Walchhofer has a 14-point lead over Cuche, who also seeks a fourth discipline title. Kroell trails by 79 and has an outside chance, with a victory worth 100 points.

Vonn locked up the downhill title two weeks ago but trails her German friend and rival Riesch by 23 points in the overall standings.

The 26-year-old American likely needs to build a lead from results in the downhill on Wednesday and the super-G on Thursday if she is to win a fourth straight overall title.

Vonn said she was conservative after making mistakes in Monday's opening practice session on a slope where she last raced in 2005.

"All in all, it was a solid training run and I'm happy that I got one good one through the finish. It gives me more confidence," said Vonn, who was 0.61 faster than Riesch.

-- Graham Dunbar

Swiss skier Cuche dispels retirement rumors

LENZERHEIDE, Switzerland (AP) — Swiss skier Didier Cuche has ended rumors he's ready to retire, pledging to return next season.

The three-time World Cup downhill champion called a news conference on the eve of the season's final meet, saying he had "great motivation" to keep skiing.

Cuche can win his fourth World Cup downhill title — second only to Austrian great Franz Klammer's five — with victory on Wednesday.

Swiss media speculated 36-year-old Cuche would quit after a dispute with World Cup race director Guenter Hujara last week.

The International Ski Federation fined Cuche $5,400 for verbally threatening Hujara over course safety at Kvitfjell, Norway. Cuche won the super-G on Sunday for his 17th career World Cup win.

Cycling

Evans wins Tirreno; Cancellara takes time trial

SAN BENEDETTO DEL TRONTO, Italy (AP) — Australian rider Cadel Evans won the weeklong Tirreno-Adriatico race Tuesday, while Swiss specialist Fabian Cancellara won the final time trial.

Evans finished with an 11-second lead in the overall standings ahead of Dutch rider Robert Gesink, while Michele Scarponi of Italy was third. The 2009 world champion, Evans finished second overall in the Tour de France in 2007 and '08.

Giro d'Italia winner Ivan Basso finished fourth overall, 24 seconds behind, and Spanish Vuelta champion Vincenzo Nibali was fifth.

Cancellara clocked 10 minutes, 33 seconds over the 5.8-mile individual time trial in San Benedetto del Tronto.

Dutch rider Lars Boom finished second in the stage, nine seconds behind. Adriano Malori of Italy was third on the flat and straight course along the Adriatic coast.

Speedskating

Reutter wins silver in women's short track overall

SHEFFIELD, England (AP) — American speedskater Katherine Reutter won the silver medal in the women's overall competition at the World Short Track Championships on Sunday.

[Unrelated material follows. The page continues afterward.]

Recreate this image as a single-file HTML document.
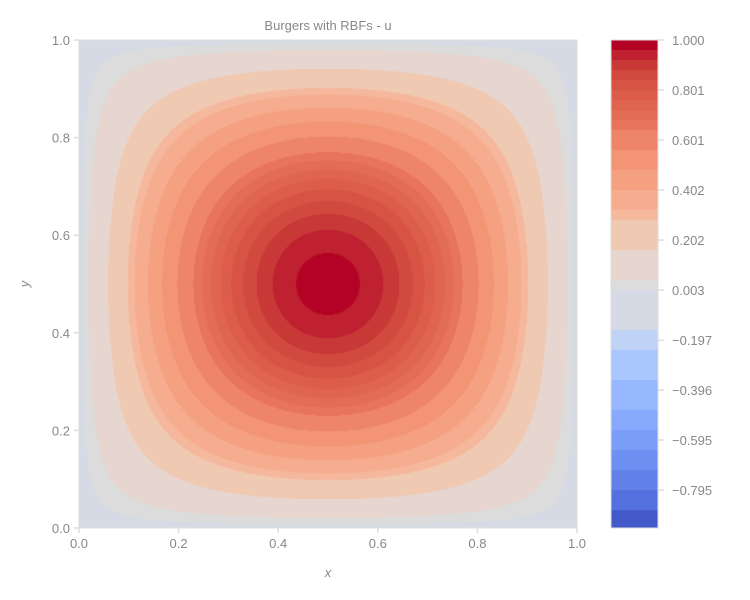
<!DOCTYPE html>
<html><head><meta charset="utf-8"><style>
body{margin:0;background:#fff;font-family:"Liberation Sans",sans-serif;}
#wrap{position:relative;width:750px;height:600px;}
svg text{font-family:"Liberation Sans",sans-serif;fill:#888;font-size:13px;}
canvas{position:absolute;left:79px;top:40px;}
</style></head><body>
<div id="wrap">
<canvas id="cv" width="498" height="488"></canvas>
<svg id="sv" width="750" height="600" style="position:absolute;left:0;top:0"></svg>
</div>
<script>
// contour level boundaries (descending) and fill colors of each band
const levels=[1.0,0.96,0.92,0.88,0.84,0.80,0.76,0.72,0.68,0.641,0.562,0.482,0.402,0.323,0.283,0.163,0.043,0.003,-0.157,-0.236,-0.356,-0.475,-0.555,-0.635,-0.715,-0.795,-0.875,-0.946];
const bandColors=["#b40426","#bf2130","#c83836","#d1493f","#d75445","#dc5d4a","#e0654f","#e36c55","#e7745b","#ee8468","#f39475","#f5a081","#f6ac8e","#f5b89d","#f0c9b3","#e6d6cf","#dcdcdc","#d6dae4","#bfd3f6","#aac7fd","#97b8ff","#86a9fc","#7b9ff9","#6e90f2","#6282ea","#5470de","#4358c9"];
const cbTicks=[1.0,0.801,0.601,0.402,0.202,0.003,-0.197,-0.396,-0.595,-0.795];
const cbTickLabels=["1.000","0.801","0.601","0.402","0.202","0.003","\u22120.197","\u22120.396","\u22120.595","\u22120.795"];
const xTicks=[0,0.2,0.4,0.6,0.8,1.0];
const yTicks=[0,0.2,0.4,0.6,0.8,1.0];
const peak=1.0, offset=0.02;

const PL=79,PR=577,PT=40,PB=528;
const sx=v=>PL+v*(PR-PL), sy=v=>PB-v*(PB-PT);
const CB={x:611,w:47,top:40,bot:528};
const cy=v=>CB.top+(levels[0]-v)/(levels[0]-levels[levels.length-1])*(CB.bot-CB.top);

function field(x,y){return peak*Math.sin(Math.PI*x)*Math.sin(Math.PI*y)-offset;}
const cv=document.getElementById('cv'),ctx=cv.getContext('2d');
const W=cv.width,H=cv.height,img=ctx.createImageData(W,H);
const rgb=bandColors.map(c=>[1,3,5].map(i=>parseInt(c.substr(i,2),16)));
for(let py=0;py<H;py++)for(let px=0;px<W;px++){
  const v=field((px+0.5)/W,1-(py+0.5)/H);
  let b=levels.length-2;
  for(let i=0;i<levels.length-1;i++){if(v>=levels[i+1]){b=i;break;}}
  const c=rgb[b],k=(py*W+px)*4;
  img.data[k]=c[0];img.data[k+1]=c[1];img.data[k+2]=c[2];img.data[k+3]=255;
}
ctx.putImageData(img,0,0);

const NS="http://www.w3.org/2000/svg",sv=document.getElementById('sv');
function mk(t,a,p){const e=document.createElementNS(NS,t);for(const k in a)e.setAttribute(k,a[k]);(p||sv).appendChild(e);return e;}
let fr=mk('rect',{x:PL,y:PT,width:PR-PL,height:PB-PT,fill:'none',stroke:'#ddd','stroke-width':1});


xTicks.forEach(t=>{
  const l=mk('line',{x1:sx(t),x2:sx(t),y1:PB,y2:PB+5,stroke:'#ddd','stroke-width':1.5});
  
  
  const tx=mk('text',{x:sx(t),y:PB+20,'text-anchor':'middle'});tx.textContent=t.toFixed(1);
  
  
});
yTicks.forEach(t=>{
  const l=mk('line',{x1:PL-5,x2:PL,y1:sy(t),y2:sy(t),stroke:'#ddd','stroke-width':1.5});
  
  
  const tx=mk('text',{x:PL-9,y:sy(t)+5,'text-anchor':'end'});tx.textContent=t.toFixed(1);
  
  
});
bandColors.forEach((c,i)=>{
  const y1=cy(levels[i]),y2=cy(levels[i+1]);
  const r=mk('rect',{x:CB.x,y:y1,width:CB.w,height:y2-y1+0.5,fill:c});
  
  
});
let cf=mk('rect',{x:CB.x,y:CB.top,width:CB.w,height:CB.bot-CB.top,fill:'none',stroke:'#ddd','stroke-width':1});


cbTicks.forEach((t,i)=>{
  const y=cy(t);
  const l=mk('line',{x1:CB.x+CB.w,x2:CB.x+CB.w+6,y1:y,y2:y,stroke:'#ddd','stroke-width':1.5});
  
  
  const tx=mk('text',{x:CB.x+CB.w+14,y:y+5});tx.textContent=cbTickLabels[i];
  
  
});
let ti=mk('text',{x:(PL+PR)/2,y:30,'text-anchor':'middle','font-size':'14'});ti.textContent='Burgers with RBFs - u';


let xl=mk('text',{x:(PL+PR)/2,y:577,'text-anchor':'middle','font-style':'italic'});xl.textContent='x';


let yl=mk('text',{x:29,y:(PT+PB)/2,'text-anchor':'middle','font-style':'italic',transform:'rotate(-90 29 '+((PT+PB)/2)+')'});yl.textContent='y';


</script>
</body></html>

Reutter came in second in the 3,000 meters, the final race of the three-day championships, to finish as the runner-up in the overall classification behind Cho Ha-ri of South Korea.

A fall in the final of the 1,000 earlier Sunday ultimately cost Reutter's chances of a gold medal. The skater tripped on a lane block in the seventh of nine laps and finished third.

Reutter had opened up with a victory in the 1,500 on Friday, when she became the first U.S. woman since Bonnie Blair in 1986 to win a world title.